AT the height of the can’t and hypocrisy surrounding the European Super League, the greybeards of Scottish football were pontificating about the game belonging to the fans. The SPFL have just extended a contract with Premier Sports allowing them to cherry-pick Scottish games.

Note this does not guarantee that they will show Scottish games, it just gives them the right at a few days’ notice to block clubs own pay-per-view schemes. In order to have a chance (no guarantee) to watch their sides, Scottish fans have to shell out for BBC, Sky Sports, BT Sports and Premier Sports at a whopping total of £983 a year. Plus pay-per-view games.

If the SFA and SPFL were remotely interested in their supporters rather than their wallets they would jointly arrange a deal with a single broadcaster which would cover all matches.

Ian Richmond

Gretna

THE ABRDN brand name, created by some hotshot, hip, techy guy or gal that came up with the idea after using too much SMS, is the new funky in-name for all cool jargon-eezers who ditched drab old Standard Life Aberdeen (Standard Life Aberdeen stuns social media with radical name change, thenational.scot, April 26).

The rise of the consonant over the vowel could have serious implications for limited texters like me, who only use it when I have to. What would it be like if it caught on? How would you feel if you hailed from EDNBRA?

As an Aberdonian, I have to declare an interest. Mangling my home town’s name provokes a natural inclination in me to defend its fulsome right to be spelled correctly. So where could it lead to? How about a novel written in SMS shorthand for instance? Hang on a minute, that maybe worth exploring – it could save a few forests.

Mike Herd

Highland

HAMISH MacPherson writes in the Sunday National about Saint Margaret (Malcolm Canmore, the Great Chief who was married to St Margaret, April 25). In his historical columns he is not only improving our knowledge but correcting the bias that has arisen from Scottish history until recently being seen through an English lens.

In his piece he may have fallen into this erroneous view and accepted Margaret as civilising influence in Scotland. Some sources differ.

Malcolm Canmore was not illiterate: he could read, write and negotiate, whereas Margaret could only converse in Latin and Hungarian. Malcolm dispatched his first wife and mother of his three sons to Orkney, creating dynastic confusion, in order to marry this refugee from William the Conqueror.

She set about undermining all that was foreign to her: the Gaelic language, the Celtic Church, the clan system. Her charitable behaviour was an effort to buy allegiance in an alien environment and bankrupted the state.
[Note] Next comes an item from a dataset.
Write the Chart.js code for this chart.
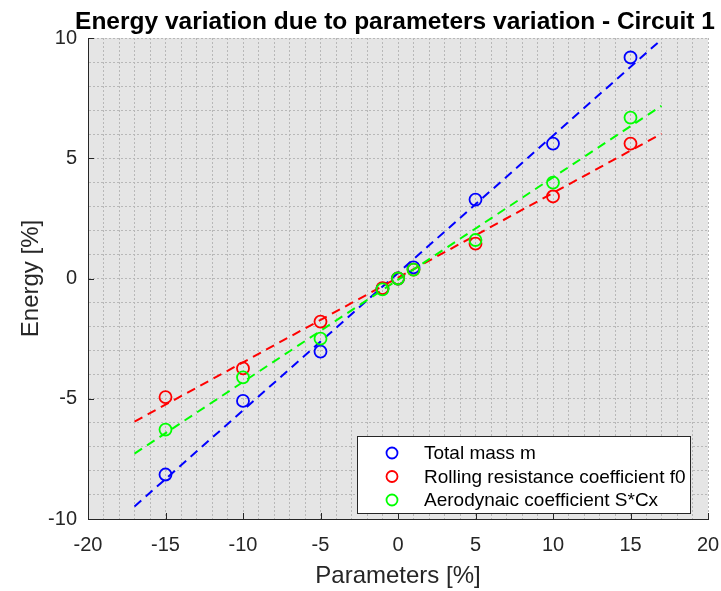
<!DOCTYPE html>
<html>
<head>
<meta charset="utf-8">
<script src="https://cdn.jsdelivr.net/npm/chart.js@4.4.1/dist/chart.umd.min.js"></script>
<style>
  html, body { margin: 0; padding: 0; background: #fff; }
  #wrap { width: 721px; height: 591px; }
</style>
</head>
<body>
<div id="wrap"><canvas id="myChart" width="721" height="591"></canvas></div>
<script>
// parameter variation [%] and resulting energy variation [%]
const params = [-15, -10, -5, -1, 0, 1, 5, 10, 15];
const massEnergy = [-8.15, -5.09, -3.04, -0.42, 0, 0.46, 3.28, 5.61, 9.19];
const rollEnergy = [-4.93, -3.74, -1.79, -0.40, 0, 0.37, 1.45, 3.41, 5.61];
const aeroEnergy = [-6.28, -4.11, -2.50, -0.45, 0, 0.37, 1.60, 3.99, 6.69];

// linear fits, evaluated at both ends
const fitX = [-17, 17];
const massFit = [-9.48, 9.94];
const rollFit = [-5.95, 6.02];
const aeroFit = [-7.28, 7.18];

const seriesNames = ['Total mass m', 'Rolling resistance coefficient f0', 'Aerodynaic coefficient S*Cx'];
const colors = ['#0000ff', '#ff0000', '#00ff00'];

const xTicks = [-20, -15, -10, -5, 0, 5, 10, 15, 20];
const yTicks = [-10, -5, 0, 5, 10];

const titleText = 'Energy variation due to parameters variation - Circuit 1';
const FONT = '"Liberation Sans", Arial, Helvetica, sans-serif';
const AXIS = '#262626';

function pts(xs, ys){
	let out = [];
	for(let i = 0; i < xs.length; i++){
		out.push({x: xs[i], y: ys[i]});
	}
	return out;
}

function pointSet(i, ys, ord){
	return {
		label: seriesNames[i],
		data: pts(params, ys),
		showLine: false,
		pointStyle: 'circle',
		pointRadius: 6,
		pointHoverRadius: 6,
		pointBorderWidth: 1.8,
		pointBorderColor: colors[i],
		pointBackgroundColor: 'rgba(0,0,0,0)',
		order: ord
	};
}

function fitSet(i, ys, ord){
	return {
		label: seriesNames[i] + ' fit',
		data: pts(fitX, ys),
		showLine: true,
		borderColor: colors[i],
		borderWidth: 2,
		borderDash: [9, 6],
		pointRadius: 0,
		fill: false,
		order: ord
	};
}

// grey axes background
const plotBg = {
	id: 'plotBg',
	beforeDraw(chart){
		const a = chart.chartArea;
		const ctx = chart.ctx;
		ctx.save();
		ctx.fillStyle = '#e5e5e5';
		ctx.fillRect(a.left, a.top, a.right - a.left, a.bottom - a.top);
		ctx.restore();
	}
};

// title, inward tick marks and boxed legend
const decor = {
	id: 'decor',
	afterDraw(chart){
		const ctx = chart.ctx;
		const a = chart.chartArea;
		const xs = chart.scales.x;
		const ys = chart.scales.y;

		ctx.save();
		ctx.fillStyle = '#000';
		ctx.font = 'bold 24.5px ' + FONT;
		ctx.textAlign = 'center';
		ctx.textBaseline = 'alphabetic';
		ctx.fillText(titleText, 395, 29);

		ctx.strokeStyle = AXIS;
		ctx.lineWidth = 1;
		ctx.beginPath();
		xTicks.forEach(function(v){
			let px = Math.round(xs.getPixelForValue(v)) + 0.5;
			ctx.moveTo(px, a.bottom);
			ctx.lineTo(px, a.bottom - 6);
		});
		yTicks.forEach(function(v){
			let py = Math.round(ys.getPixelForValue(v)) + 0.5;
			ctx.moveTo(a.left, py);
			ctx.lineTo(a.left + 6, py);
		});
		ctx.stroke();

		// legend box
		const w = 333, h = 77;
		const bx = a.right - 18 - w;
		const by = a.bottom - 6 - h;
		ctx.fillStyle = '#fff';
		ctx.fillRect(bx, by, w, h);
		ctx.strokeStyle = AXIS;
		ctx.lineWidth = 1;
		ctx.strokeRect(Math.round(bx) + 0.5, Math.round(by) + 0.5, w, h);

		ctx.font = '19px ' + FONT;
		ctx.textAlign = 'left';
		ctx.textBaseline = 'middle';
		for(let i = 0; i < seriesNames.length; i++){
			let cy = by + 17 + i * 23.5;
			ctx.beginPath();
			ctx.strokeStyle = colors[i];
			ctx.lineWidth = 1.8;
			ctx.arc(bx + 35, cy, 5.5, 0, Math.PI * 2);
			ctx.stroke();
			ctx.fillStyle = '#000';
			ctx.fillText(seriesNames[i], bx + 67, cy + 1);
		}
		ctx.restore();
	}
};

const data = {
	datasets: [
		pointSet(0, massEnergy, 2),
		pointSet(1, rollEnergy, 1),
		pointSet(2, aeroEnergy, 0),
		fitSet(0, massFit, 5),
		fitSet(1, rollFit, 4),
		fitSet(2, aeroFit, 3)
	]
};

const tickFont = {family: FONT, size: 20};
const labelFont = {family: FONT, size: 24};

const config = {
	type: 'scatter',
	data: data,
	plugins: [plotBg, decor],
	options: {
		responsive: false,
		animation: false,
		events: [],
		layout: {padding: {top: 38, right: 0, left: 0, bottom: 0}},
		plugins: {
			legend: {display: false},
			title: {display: false},
			tooltip: {enabled: false}
		},
		scales: {
			x: {
				type: 'linear',
				min: -20,
				max: 20,
				afterFit: function(scale){
					scale.height = 72;
					scale.paddingRight = 13;
					scale.paddingLeft = 0;
				},
				ticks: {
					stepSize: 1,
					autoSkip: false,
					maxRotation: 0,
					padding: 14,
					color: AXIS,
					font: tickFont,
					callback: function(v){ return v % 5 === 0 ? v : ''; }
				},
				grid: {color: '#b8b8b8', lineWidth: 1, drawTicks: false},
				border: {display: true, color: AXIS, width: 1, dash: [2, 2]},
				title: {display: true, text: 'Parameters [%]', color: AXIS, font: labelFont, padding: {top: 0, bottom: 0}}
			},
			y: {
				type: 'linear',
				min: -10,
				max: 10,
				afterFit: function(scale){
					scale.width = 88;
					scale.paddingTop = 0;
					scale.paddingBottom = 0;
				},
				ticks: {
					stepSize: 1,
					autoSkip: false,
					padding: 11,
					color: AXIS,
					font: tickFont,
					callback: function(v){ return v % 5 === 0 ? v : ''; }
				},
				grid: {color: '#b8b8b8', lineWidth: 1, drawTicks: false},
				border: {display: true, color: AXIS, width: 1, dash: [2, 2]},
				title: {display: true, text: 'Energy [%]', color: AXIS, font: labelFont, padding: {top: 17, bottom: 0}}
			}
		}
	}
};

var myChart = new Chart(document.getElementById('myChart'), config);
</script>
</body>
</html>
Papal sainthood granted 150 years after was for her part in Romanising the Celtic Church. Personally, I often wonder whether if that relatively austere church had survived in Scotland, our history would have been less tragic.

As a separate issue, St Margaret’s chapel in Edinburgh Castle was built after her time and she never worshipped there. After the death of Margaret there were five kings in five years, a chaotic outcome.

Iain WD Forde

Scotlandwell

KATIE Tunn’s article on enjoying the Scottish countryside responsibly in last Sunday’s National was timely (How to enjoy the countryside responsibly, April 25). However, one piece of advice she gave was dangerous and wrong. This was anent single-track roads. She said: “If there is someone directly behind you, please pull into the next passing place and let them overtake you”. That is completely wrong and highly dangerous.

The important advice is that one should always stay on the left-hand side of the road. If the passing place is on the left-hand side of the road then, yes, you go into it. However if the passing place is on the opposite, right-hand side, of the road you still stop on the left-hand side of the road opposite the passing place. The car behind then drives past you using the passing place to overtake.

I have seen so many near-tragic accidents caused by people driving into a passing place on the right-hand side of the road. Please correct this dangerous advice. It cannot be emphasised enough: ALWAYS STAY ON THE LEFT. Our country is beautiful, let us also keep it safe.

Madeline Macphail

Ullapool

I CAN make an appointment with my dentist, my hairdresser, my podiatrist, my beautician but just try to see a doctor and all sorts of difficulties arise. Receptionists will attempt to block any face-to-face contact with the GP, even suggesting that one visits the pharmacist to let her see one’s shingles! Got short shrift with that one! What exactly are GPs doing at the moment? Certainly not seeing patients.